Por trás das decisões, além das opiniões
Samela Sateré Mawé, indígena, bióloga, ativista ambiental e comunicadora, estava em uma etapa muito boa da sua vida. Tinha muitas oportunidades de trabalho, uma boa situação financeira, foi promovida para um novo cargo com muitas viagens para fora do país. E quando engravidou logo veio a sentença: “Agora sua vida vai parar! Você não vai poder mais viajar por conta do bebê!”
Mas os povos indígenas celebram os nascimentos e não os botam na conta dos desastres naturais. “A gente trata uma nova criança indígena como uma questão de resistência. O Wynoã não nasceu num mundo de flores. A gente vive na luta, então ele é mais um guerreiro que vem pra lutar também contra a crise climática”.
Por outro lado existe a geração ‘NoMo’, abreviação do termo No Mothers, ou ‘Não Mães’ em português, mulheres que decidiram não ter filhos por conta de fatores financeiros e sociais. Elas foram tema de um vídeo d’AzMina no canal do YouTube.
O medo de cuidar sozinha de um filho é um dos motivos do movimento existir. E a maternidade solo é uma realidade muito frequente. Segundo a Associação Nacional dos Registradores de Pessoas Naturais (Arpen-Brasil), mais de 170 mil crianças não receberam o nome do pai entre agosto de 2022 a julho de 2023 no país.
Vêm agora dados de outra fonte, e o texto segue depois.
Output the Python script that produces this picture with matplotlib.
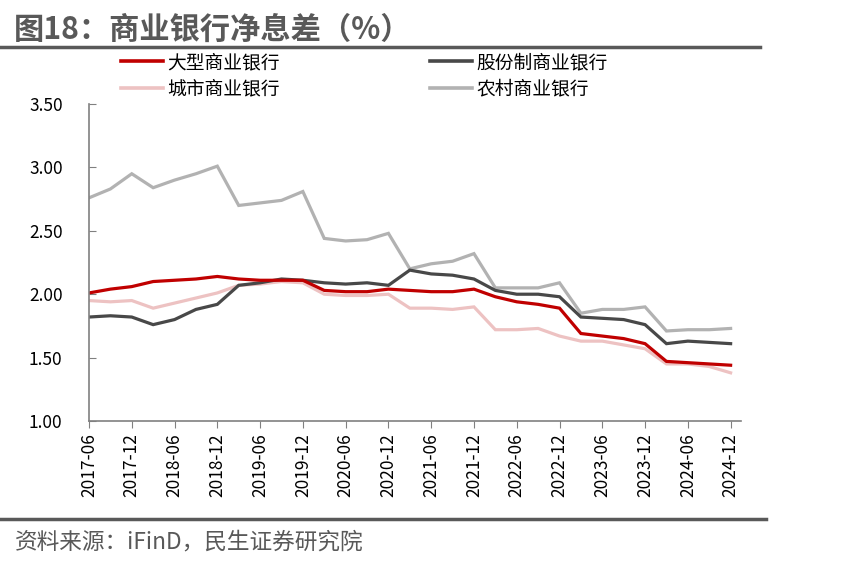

Lua Barros, em um dos atendimentos, ouviu o relato das dificuldades de uma mulher que desejava ter o terceiro filho. “Ela estava se debatendo com essa ideia de ‘ninguém mais querer ter três filhos’, e ‘o que vão pensar de mim se eu engravidar, a minha condição financeira não é tão boa assim’”. Essa mulher também se sentia muito julgada até pelas amigas. Lua conta que ela precisou fazer um trabalho emocional para dar conta de encarar a terceira gestação, então engravidou.